[Start]
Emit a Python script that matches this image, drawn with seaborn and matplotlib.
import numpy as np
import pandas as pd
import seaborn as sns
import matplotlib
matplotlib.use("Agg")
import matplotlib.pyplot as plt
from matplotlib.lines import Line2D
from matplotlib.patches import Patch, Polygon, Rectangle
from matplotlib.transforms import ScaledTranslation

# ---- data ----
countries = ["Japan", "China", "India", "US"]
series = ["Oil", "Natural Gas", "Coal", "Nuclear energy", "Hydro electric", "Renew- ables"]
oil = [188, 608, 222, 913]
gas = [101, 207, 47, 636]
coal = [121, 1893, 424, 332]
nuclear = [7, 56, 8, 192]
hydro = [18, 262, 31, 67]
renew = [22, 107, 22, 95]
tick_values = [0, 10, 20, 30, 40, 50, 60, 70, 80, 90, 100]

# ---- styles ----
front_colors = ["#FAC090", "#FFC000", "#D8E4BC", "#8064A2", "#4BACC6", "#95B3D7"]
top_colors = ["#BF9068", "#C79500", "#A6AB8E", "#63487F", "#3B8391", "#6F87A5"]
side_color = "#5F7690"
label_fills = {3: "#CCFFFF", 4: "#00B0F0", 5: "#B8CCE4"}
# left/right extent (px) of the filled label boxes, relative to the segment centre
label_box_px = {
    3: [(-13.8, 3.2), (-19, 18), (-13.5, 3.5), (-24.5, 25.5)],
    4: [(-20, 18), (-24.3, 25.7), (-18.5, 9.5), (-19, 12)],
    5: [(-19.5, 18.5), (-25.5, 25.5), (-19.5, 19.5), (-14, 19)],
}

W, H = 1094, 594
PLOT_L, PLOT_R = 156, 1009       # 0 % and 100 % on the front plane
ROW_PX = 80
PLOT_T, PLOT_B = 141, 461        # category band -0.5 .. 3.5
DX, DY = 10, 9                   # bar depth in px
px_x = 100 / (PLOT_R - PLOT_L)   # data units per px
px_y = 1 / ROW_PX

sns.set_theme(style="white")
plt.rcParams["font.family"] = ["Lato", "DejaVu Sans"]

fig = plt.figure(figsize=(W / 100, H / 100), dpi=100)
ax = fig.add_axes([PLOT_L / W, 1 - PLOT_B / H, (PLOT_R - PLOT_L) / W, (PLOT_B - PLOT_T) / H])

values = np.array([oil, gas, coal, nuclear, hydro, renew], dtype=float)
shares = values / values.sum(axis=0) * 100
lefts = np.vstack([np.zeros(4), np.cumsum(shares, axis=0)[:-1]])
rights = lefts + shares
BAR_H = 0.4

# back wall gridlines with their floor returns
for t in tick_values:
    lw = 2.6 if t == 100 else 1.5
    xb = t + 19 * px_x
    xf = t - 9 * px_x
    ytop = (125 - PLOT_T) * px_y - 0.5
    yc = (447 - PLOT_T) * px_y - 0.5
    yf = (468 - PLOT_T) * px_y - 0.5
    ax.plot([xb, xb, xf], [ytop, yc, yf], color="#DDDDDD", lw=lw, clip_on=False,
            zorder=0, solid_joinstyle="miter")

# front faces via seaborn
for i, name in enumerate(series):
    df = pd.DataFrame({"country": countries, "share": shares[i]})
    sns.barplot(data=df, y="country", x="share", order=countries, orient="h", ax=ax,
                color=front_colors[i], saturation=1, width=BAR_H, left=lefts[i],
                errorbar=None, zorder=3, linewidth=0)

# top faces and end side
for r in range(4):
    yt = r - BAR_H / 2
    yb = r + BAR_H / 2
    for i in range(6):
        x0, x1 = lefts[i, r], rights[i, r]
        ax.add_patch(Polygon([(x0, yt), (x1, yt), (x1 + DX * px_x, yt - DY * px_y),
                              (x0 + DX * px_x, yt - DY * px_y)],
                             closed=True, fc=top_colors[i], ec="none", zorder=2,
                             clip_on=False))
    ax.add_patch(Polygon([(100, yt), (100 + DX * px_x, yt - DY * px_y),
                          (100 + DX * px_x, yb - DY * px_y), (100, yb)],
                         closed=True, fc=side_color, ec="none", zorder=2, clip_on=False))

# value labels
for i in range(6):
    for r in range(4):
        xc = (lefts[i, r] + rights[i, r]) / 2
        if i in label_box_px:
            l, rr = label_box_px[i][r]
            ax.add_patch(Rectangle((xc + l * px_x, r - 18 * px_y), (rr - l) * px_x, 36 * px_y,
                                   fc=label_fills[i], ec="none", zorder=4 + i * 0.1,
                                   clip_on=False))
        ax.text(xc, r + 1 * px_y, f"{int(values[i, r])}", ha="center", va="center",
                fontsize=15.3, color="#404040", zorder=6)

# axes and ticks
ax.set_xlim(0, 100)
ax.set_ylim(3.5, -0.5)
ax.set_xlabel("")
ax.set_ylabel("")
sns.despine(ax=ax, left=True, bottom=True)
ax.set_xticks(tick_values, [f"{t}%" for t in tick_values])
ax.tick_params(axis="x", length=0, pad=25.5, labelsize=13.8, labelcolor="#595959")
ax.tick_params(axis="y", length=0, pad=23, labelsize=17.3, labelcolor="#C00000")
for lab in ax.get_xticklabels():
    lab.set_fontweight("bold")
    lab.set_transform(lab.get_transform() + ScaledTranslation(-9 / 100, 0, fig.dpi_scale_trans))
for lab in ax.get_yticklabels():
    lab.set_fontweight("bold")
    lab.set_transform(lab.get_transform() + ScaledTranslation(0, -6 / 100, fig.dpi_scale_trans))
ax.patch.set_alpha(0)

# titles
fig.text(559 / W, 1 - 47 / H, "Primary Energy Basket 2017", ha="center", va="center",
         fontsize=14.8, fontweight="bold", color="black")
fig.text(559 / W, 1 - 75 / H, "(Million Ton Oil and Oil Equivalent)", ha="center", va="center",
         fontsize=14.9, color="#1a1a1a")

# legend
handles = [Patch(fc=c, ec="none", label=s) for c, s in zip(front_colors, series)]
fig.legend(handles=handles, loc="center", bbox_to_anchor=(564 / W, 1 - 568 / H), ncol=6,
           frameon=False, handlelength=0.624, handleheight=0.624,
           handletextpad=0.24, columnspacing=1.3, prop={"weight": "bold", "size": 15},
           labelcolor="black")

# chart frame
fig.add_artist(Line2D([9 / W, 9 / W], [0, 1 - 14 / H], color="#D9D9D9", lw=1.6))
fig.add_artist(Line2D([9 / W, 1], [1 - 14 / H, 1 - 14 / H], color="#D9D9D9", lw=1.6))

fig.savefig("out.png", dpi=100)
[End]
[Start]
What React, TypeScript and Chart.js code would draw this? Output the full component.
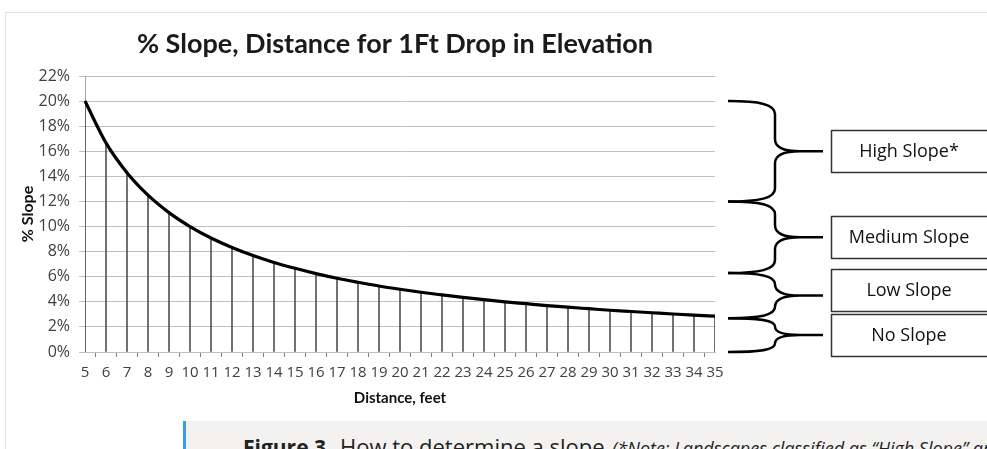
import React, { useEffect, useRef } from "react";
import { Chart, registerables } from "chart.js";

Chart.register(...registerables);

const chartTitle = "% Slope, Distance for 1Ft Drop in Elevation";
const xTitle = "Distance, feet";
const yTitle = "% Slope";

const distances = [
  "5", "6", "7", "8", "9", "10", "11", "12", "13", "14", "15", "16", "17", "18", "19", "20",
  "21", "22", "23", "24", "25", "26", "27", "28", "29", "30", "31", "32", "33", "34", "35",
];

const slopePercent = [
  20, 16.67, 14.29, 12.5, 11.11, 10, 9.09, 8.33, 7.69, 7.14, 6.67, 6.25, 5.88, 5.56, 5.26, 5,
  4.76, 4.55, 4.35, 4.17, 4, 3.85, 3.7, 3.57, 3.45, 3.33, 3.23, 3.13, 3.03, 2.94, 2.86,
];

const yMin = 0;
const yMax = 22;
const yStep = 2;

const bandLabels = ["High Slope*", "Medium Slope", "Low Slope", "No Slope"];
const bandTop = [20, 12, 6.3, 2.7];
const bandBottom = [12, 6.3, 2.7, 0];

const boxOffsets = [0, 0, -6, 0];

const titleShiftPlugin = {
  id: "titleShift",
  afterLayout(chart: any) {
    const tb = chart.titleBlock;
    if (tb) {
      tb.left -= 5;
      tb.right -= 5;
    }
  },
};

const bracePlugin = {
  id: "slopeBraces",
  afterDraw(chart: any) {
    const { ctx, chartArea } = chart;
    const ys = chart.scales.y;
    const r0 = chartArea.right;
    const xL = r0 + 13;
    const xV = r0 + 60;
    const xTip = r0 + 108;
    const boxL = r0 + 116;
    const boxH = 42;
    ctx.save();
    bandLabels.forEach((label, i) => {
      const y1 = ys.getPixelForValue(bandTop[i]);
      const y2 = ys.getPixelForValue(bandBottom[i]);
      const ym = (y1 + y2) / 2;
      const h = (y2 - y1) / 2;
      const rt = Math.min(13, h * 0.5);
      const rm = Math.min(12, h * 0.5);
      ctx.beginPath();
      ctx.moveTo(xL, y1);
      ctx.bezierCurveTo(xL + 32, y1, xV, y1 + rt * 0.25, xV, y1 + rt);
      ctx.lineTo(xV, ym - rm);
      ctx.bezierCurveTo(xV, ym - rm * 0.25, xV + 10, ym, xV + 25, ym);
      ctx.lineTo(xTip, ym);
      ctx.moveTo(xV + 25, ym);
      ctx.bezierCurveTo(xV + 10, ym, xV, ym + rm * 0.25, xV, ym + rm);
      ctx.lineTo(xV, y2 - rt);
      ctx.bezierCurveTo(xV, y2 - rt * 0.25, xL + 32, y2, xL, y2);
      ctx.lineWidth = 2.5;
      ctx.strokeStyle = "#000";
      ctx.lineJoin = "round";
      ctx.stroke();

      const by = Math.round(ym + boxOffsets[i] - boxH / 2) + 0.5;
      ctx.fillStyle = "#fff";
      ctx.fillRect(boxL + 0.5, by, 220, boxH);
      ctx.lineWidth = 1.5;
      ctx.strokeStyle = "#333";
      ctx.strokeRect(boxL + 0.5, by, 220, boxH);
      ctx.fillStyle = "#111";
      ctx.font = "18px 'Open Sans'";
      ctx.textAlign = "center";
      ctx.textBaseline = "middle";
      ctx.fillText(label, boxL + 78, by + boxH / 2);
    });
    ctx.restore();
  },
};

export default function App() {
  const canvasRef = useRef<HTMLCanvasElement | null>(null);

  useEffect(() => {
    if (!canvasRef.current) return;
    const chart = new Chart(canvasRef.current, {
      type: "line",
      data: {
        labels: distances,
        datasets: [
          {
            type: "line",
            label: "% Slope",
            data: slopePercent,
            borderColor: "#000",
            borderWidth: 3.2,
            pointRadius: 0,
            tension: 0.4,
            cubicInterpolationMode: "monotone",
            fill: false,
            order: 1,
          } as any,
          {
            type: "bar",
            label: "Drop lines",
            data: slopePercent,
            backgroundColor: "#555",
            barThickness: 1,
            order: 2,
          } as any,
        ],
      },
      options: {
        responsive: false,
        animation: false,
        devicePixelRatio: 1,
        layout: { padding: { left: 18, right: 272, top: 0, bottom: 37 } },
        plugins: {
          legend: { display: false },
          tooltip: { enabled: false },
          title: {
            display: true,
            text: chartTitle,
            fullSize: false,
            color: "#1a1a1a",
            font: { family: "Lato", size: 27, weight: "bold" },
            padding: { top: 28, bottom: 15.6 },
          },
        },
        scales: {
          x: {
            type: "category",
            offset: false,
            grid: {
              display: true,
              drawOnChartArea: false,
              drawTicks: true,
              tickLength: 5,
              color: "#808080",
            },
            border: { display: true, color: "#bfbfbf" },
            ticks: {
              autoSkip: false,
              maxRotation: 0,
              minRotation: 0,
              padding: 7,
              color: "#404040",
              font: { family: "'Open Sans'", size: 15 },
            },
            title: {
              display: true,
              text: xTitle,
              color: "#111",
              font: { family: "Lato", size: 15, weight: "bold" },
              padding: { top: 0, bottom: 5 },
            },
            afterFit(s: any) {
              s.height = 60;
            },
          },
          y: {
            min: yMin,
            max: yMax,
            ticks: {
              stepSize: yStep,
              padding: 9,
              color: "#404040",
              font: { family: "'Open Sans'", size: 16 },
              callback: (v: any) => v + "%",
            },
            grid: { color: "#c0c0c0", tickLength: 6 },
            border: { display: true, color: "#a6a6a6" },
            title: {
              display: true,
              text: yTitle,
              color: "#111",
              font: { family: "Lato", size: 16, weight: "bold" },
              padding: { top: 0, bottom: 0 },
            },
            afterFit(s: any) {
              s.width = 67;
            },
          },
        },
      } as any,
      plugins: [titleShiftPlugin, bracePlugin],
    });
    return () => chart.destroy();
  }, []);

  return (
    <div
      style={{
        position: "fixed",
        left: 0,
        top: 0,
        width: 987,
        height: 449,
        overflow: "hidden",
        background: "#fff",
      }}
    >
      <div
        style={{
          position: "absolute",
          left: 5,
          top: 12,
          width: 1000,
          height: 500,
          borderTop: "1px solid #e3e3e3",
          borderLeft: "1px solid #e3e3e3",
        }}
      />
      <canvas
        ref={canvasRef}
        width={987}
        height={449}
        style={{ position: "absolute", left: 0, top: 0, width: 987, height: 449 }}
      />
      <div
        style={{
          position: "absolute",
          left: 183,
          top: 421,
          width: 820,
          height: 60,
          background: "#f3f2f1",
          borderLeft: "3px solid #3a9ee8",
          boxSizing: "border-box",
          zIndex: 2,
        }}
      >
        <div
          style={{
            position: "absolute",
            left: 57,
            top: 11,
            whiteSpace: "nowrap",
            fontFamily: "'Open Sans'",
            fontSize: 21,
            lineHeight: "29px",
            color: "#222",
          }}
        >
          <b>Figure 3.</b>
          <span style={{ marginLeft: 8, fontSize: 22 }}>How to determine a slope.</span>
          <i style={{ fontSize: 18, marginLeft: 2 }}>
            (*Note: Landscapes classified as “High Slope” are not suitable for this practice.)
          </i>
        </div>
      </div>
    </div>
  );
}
[End]
[Start]
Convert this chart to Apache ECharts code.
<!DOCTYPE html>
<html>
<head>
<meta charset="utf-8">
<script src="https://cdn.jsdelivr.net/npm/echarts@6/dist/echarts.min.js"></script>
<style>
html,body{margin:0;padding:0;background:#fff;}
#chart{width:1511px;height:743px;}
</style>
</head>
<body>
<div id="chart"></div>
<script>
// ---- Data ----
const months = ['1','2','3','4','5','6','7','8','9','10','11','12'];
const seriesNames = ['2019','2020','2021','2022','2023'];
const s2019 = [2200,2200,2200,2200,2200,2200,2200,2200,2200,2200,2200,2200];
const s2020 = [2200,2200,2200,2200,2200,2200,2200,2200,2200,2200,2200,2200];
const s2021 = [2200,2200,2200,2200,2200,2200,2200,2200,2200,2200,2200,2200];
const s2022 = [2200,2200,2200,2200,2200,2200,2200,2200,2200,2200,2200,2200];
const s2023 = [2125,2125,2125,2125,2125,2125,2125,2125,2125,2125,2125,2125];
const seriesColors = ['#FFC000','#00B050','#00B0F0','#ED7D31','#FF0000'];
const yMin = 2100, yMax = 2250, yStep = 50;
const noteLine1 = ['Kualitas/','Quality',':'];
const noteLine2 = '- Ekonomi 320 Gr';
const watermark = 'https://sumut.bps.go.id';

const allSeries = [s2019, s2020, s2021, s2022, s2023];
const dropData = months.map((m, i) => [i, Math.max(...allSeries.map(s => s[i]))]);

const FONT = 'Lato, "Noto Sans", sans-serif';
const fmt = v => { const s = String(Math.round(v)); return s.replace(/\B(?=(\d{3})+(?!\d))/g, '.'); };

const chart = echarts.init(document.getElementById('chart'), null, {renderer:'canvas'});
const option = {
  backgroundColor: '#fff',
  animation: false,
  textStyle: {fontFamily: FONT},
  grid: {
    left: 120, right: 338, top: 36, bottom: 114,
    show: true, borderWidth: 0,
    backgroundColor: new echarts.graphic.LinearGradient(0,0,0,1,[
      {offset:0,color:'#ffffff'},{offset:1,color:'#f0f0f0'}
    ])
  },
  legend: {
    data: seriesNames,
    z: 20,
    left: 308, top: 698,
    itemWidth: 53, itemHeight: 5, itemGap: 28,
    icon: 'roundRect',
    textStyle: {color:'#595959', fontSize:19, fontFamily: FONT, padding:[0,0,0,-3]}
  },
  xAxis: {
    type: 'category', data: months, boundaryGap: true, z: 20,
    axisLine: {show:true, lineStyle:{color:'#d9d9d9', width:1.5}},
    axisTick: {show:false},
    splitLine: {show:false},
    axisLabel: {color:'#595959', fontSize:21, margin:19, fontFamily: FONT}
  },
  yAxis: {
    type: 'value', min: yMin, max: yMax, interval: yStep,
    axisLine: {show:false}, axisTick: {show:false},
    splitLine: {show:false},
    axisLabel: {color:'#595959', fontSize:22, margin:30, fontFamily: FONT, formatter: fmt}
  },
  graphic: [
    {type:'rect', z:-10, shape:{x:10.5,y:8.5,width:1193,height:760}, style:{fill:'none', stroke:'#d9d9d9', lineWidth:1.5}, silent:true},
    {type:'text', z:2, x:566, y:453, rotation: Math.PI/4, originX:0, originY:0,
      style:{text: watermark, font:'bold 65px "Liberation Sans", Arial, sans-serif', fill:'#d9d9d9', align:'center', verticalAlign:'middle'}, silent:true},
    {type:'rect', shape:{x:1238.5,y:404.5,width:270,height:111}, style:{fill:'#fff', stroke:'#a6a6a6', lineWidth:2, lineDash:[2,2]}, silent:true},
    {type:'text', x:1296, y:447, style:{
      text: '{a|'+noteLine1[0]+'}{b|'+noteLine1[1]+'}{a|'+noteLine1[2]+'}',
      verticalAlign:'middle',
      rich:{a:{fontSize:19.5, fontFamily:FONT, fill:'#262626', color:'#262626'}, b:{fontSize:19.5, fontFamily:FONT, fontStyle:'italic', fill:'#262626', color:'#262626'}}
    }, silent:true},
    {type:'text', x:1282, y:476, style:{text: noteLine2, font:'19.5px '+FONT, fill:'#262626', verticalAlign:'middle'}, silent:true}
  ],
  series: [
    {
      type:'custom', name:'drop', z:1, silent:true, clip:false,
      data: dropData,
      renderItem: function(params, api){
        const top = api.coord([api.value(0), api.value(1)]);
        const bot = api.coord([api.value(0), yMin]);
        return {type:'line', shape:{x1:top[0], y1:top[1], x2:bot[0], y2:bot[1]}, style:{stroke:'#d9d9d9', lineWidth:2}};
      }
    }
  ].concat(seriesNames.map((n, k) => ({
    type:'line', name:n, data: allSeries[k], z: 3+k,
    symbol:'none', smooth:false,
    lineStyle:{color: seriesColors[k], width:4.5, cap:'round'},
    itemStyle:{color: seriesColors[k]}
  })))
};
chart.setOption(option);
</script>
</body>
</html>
[End]
## Directive
Each line from the one holding "Emit a Python" to the one holding "80, 90, 100]", those two included, is to be transcribed exactly, and no other line.

## Task response
Emit a Python script that matches this image, drawn with seaborn and matplotlib.
import numpy as np
import pandas as pd
import seaborn as sns
import matplotlib
matplotlib.use("Agg")
import matplotlib.pyplot as plt
from matplotlib.lines import Line2D
from matplotlib.patches import Patch, Polygon, Rectangle
from matplotlib.transforms import ScaledTranslation

# ---- data ----
countries = ["Japan", "China", "India", "US"]
series = ["Oil", "Natural Gas", "Coal", "Nuclear energy", "Hydro electric", "Renew- ables"]
oil = [188, 608, 222, 913]
gas = [101, 207, 47, 636]
coal = [121, 1893, 424, 332]
nuclear = [7, 56, 8, 192]
hydro = [18, 262, 31, 67]
renew = [22, 107, 22, 95]
tick_values = [0, 10, 20, 30, 40, 50, 60, 70, 80, 90, 100]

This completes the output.